Our North-country "mosses" are indeed temples to the flower-lover, by virtue both of the rarer species that inhabit them, and of the unbroken succession of beautiful plants that they maintain, from the rich gold of the globe-flower in early summer to the exquisite purity of the grass of Parnassus in autumn. Among these bog-plants there is one which to me is very fascinating, though writers are often content to describe its strange purple blossoms as "dingy"--I allude to that wilder relative of the wild strawberry, the marsh-cinquefoil, which, though rather local, is in habit decidedly gregarious. For several years it had eluded me in a Carnarvonshire valley; until one day, wandering by the riverside, I came upon a swampy expanse where it was growing in hundreds, remarkable both for the deep rusty hue of its petals, and for the large strawberry-like fruit that was just beginning to form.

Apart from the more extensive "mosses," the lower slopes of the mountains, both in Cumberland and Wales, are often rich in flowers unsuspected by the wayfarer, who, keeping to some upland track, sees nothing on either side but bare peaty moors that appear to be entirely barren. And barren in many cases they are. You may wander for miles and not see a flower; then suddenly perhaps, on rounding a rock, you will find yourself in one of these natural gardens in the wilderness, where the ground is pink with red rattle growing so thickly as to hide the grass; or white with spotted orchis, handsomer and in greater abundance than is dreamed of in the south; or, a still more glorious sight, tinged over large spaces with the yellow of the bog-asphodel, a plant which is beautiful in its fruit as well as its flower, for when the blossoms are passed the dry wiry stems turn to deep orange. Sun-dews are everywhere; the quaint and affable butterwort is plastered over the wet rocks; and the marsh St. John's-wort, so unlike the rest of its family that the relationship is not always recognized, is frequent in the spongy pools.

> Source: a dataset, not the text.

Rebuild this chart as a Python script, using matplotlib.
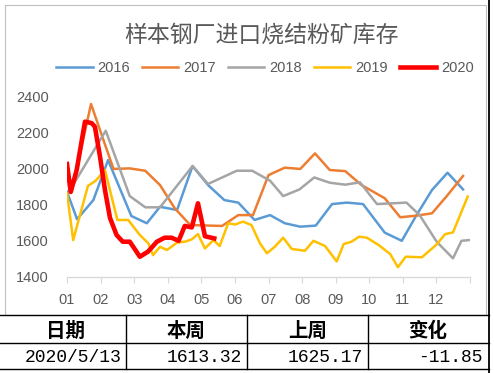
#coding: UTF-8
import matplotlib
matplotlib.use("Agg")
import matplotlib.pyplot as plt
from matplotlib.lines import Line2D

plt.rcParams['font.family'] = ['Noto Sans CJK SC', 'DejaVu Sans']

W, H = 494, 373

# week position (0 = first week of Jan) and inventory
wk_2016 = [0, 1.3, 3.4, 5.3, 8.3, 10.3, 12.0, 14.2, 16.2, 18.2, 20.3, 22.1, 24.2, 26.2,
           28.1, 30.1, 32.1, 34.2, 36.1, 38.2, 41.0, 43.2, 45.1, 47.1, 49.1, 51.1]
val_2016 = [1871, 1719, 1825, 2046, 1737, 1697, 1788, 1770, 2013, 1908, 1825, 1811, 1715, 1742,
            1697, 1678, 1684, 1803, 1811, 1803, 1645, 1600, 1742, 1881, 1976, 1884]

wk_2017 = [0, 0.65, 3.1, 4.7, 6.0, 8.1, 10.1, 12.0, 13.9, 15.9, 20.0, 22.1, 24.0, 26.0,
           28.1, 30.1, 32.0, 33.9, 35.9, 38.0, 41.0, 43.0, 45.1, 47.1, 49.0, 51.1]
val_2017 = [2000, 1880, 2356, 2157, 1997, 2000, 1987, 1908, 1780, 1687, 1682, 1742, 1742, 1963,
            2004, 1997, 2083, 1991, 1985, 1908, 1835, 1730, 1739, 1752, 1847, 1958]

wk_2018 = [0, 5.0, 8.1, 10.1, 12.0, 16.2, 18.2, 21.9, 23.9, 26.2, 27.9, 30.0, 31.9, 33.9,
           35.9, 37.8, 40.0, 43.8, 45.5, 47.7, 49.8, 50.9, 51.9]
val_2018 = [1853, 2208, 1847, 1785, 1785, 2013, 1914, 1987, 1987, 1932, 1847, 1884, 1950, 1921,
            1910, 1923, 1803, 1811, 1742, 1595, 1503, 1600, 1604]

wk_2019 = [0, 0.8, 2.7, 3.7, 4.9, 6.5, 7.9, 9.4, 10.5, 11.1, 12.0, 12.9, 14.2, 15.2, 16.1,
           16.9, 17.8, 18.9, 19.7, 20.8, 21.7, 22.7, 23.8, 24.9, 25.8, 26.8, 27.9, 29.0,
           30.7, 31.8, 33.3, 34.8, 35.7, 36.7, 37.7, 38.7, 40.2, 41.7, 42.7, 43.7, 45.8,
           47.7, 48.8, 49.8, 51.7]
val_2019 = [1862, 1604, 1903, 1932, 1991, 1715, 1715, 1632, 1586, 1521, 1567, 1549, 1590, 1595, 1608,
            1637, 1558, 1604, 1571, 1697, 1690, 1706, 1687, 1586, 1531, 1567, 1617, 1555,
            1545, 1600, 1571, 1486, 1582, 1595, 1623, 1617, 1577, 1527, 1454, 1512, 1509,
            1580, 1637, 1646, 1844]

wk_2020 = [0, 0.48, 1.25, 2.32, 3.19, 3.6, 4.26, 4.9, 5.55, 6.4, 7.2, 8.1, 8.5, 9.4, 10.45,
           11.6, 12.6, 13.5, 14.4, 15.2, 16.1, 16.9, 17.8, 19.0]
val_2020 = [2024, 1870, 1991, 2258, 2250, 2230, 2065, 1880, 1726, 1632, 1595, 1595, 1570, 1512, 1540,
            1595, 1617, 1617, 1600, 1682, 1674, 1807, 1625.17, 1613.32]

years = ['2016', '2017', '2018', '2019', '2020']
colors = ['#5B9BD5', '#ED7D31', '#A5A5A5', '#FFC000', '#FF0000']
months = ['01', '02', '03', '04', '05', '06', '07', '08', '09', '10', '11', '12']

table_head = ['日期', '本周', '上周', '变化']
table_row = ['2020/5/13', '1613.32', '1625.17', '-11.85']


def fx(x):
    return x / W


def fy(y):
    return 1 - y / H


fig = plt.figure(figsize=(W / 100, H / 100), dpi=100)
ax = fig.add_axes([fx(67), fy(277), (470 - 67) / W, (277 - 96) / H])

series = [(wk_2016, val_2016), (wk_2017, val_2017), (wk_2018, val_2018),
          (wk_2019, val_2019), (wk_2020, val_2020)]
for i, (xs, ys) in enumerate(series):
    lw = 3.3 if years[i] == '2020' else 1.8
    ax.plot(xs, ys, color=colors[i], lw=lw, label=years[i], solid_joinstyle='round')

ax.set_xlim(0, 52)
ax.set_ylim(1400, 2400)
ax.set_yticks(range(1400, 2401, 200))
ticks = [52 / 12 * i for i in range(13)]
ax.set_xticks(ticks)
ax.set_xticklabels(months + [''])
for s in ['top', 'right', 'left']:
    ax.spines[s].set_visible(False)
ax.spines['bottom'].set_color('#D9D9D9')
ax.spines['bottom'].set_linewidth(1.0)
ax.tick_params(axis='x', direction='out', length=4.5, color='#D9D9D9', pad=7,
               labelsize=10.5, labelcolor='#595959')
ax.tick_params(axis='y', length=0, pad=13, labelsize=10.5, labelcolor='#595959')
for lab in ax.get_xticklabels() + ax.get_yticklabels():
    lab.set_family(['Liberation Sans', 'DejaVu Sans'])

fig.text(fx(262), fy(35), '样本钢厂进口烧结粉矿库存', ha='center', va='center',
         fontsize=16.5, color='#595959')

leg = fig.legend(loc='center', bbox_to_anchor=(fx(265), fy(68)), ncol=5, frameon=False,
                 handlelength=2.5, handletextpad=0.35, columnspacing=0.8,
                 prop={'family': ['Liberation Sans', 'DejaVu Sans'], 'size': 10.5})
for t in leg.get_texts():
    t.set_color('#595959')

# chart frame
fig.add_artist(Line2D([fx(5), fx(5), fx(486), fx(486), fx(5)],
                      [fy(5), fy(315), fy(315), fy(5), fy(5)], color='#BFBFBF', lw=0.8))
# table lines
k = '#000000'
fig.add_artist(Line2D([fx(489), fx(489)], [fy(0), fy(373)], color=k, lw=1.3))
for y in [315, 343, 369]:
    fig.add_artist(Line2D([fx(0), fx(489)], [fy(y), fy(y)], color=k, lw=1.0))
for x in [126, 247, 368]:
    fig.add_artist(Line2D([fx(x), fx(x)], [fy(315), fy(369)], color=k, lw=1.0))

col_l = [5, 126, 247, 368]
col_r = [126, 247, 368, 488]
for i in range(4):
    fig.text(fx((col_l[i] + col_r[i]) / 2), fy(331), table_head[i], ha='center', va='center',
             fontsize=14, fontweight='bold', color='#000000')
    fig.text(fx(col_r[i] - 5), fy(357), table_row[i], ha='right', va='center',
             fontsize=13, family=['Liberation Mono', 'DejaVu Sans Mono'], color='#000000')

fig.savefig('out.png', dpi=100)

Here and there, a small patch of pink on the grey heath, will be seen the delicate bog-pimpernel, which might take rank as the fairest flower of the marsh, were it not that the diminutive ivy-leaved campanula is also trailing its fairy-like form through the wet grasses, among which it might wholly escape notice unless search were made for it. To realize the perfection of its beauty--the exquisite structure of its small green leaves, slender thread-like stems, and bells of palest blue--you must go down on your knees to examine it, however damp the ground; a fitting act of homage to one of the loveliest of Flora's children.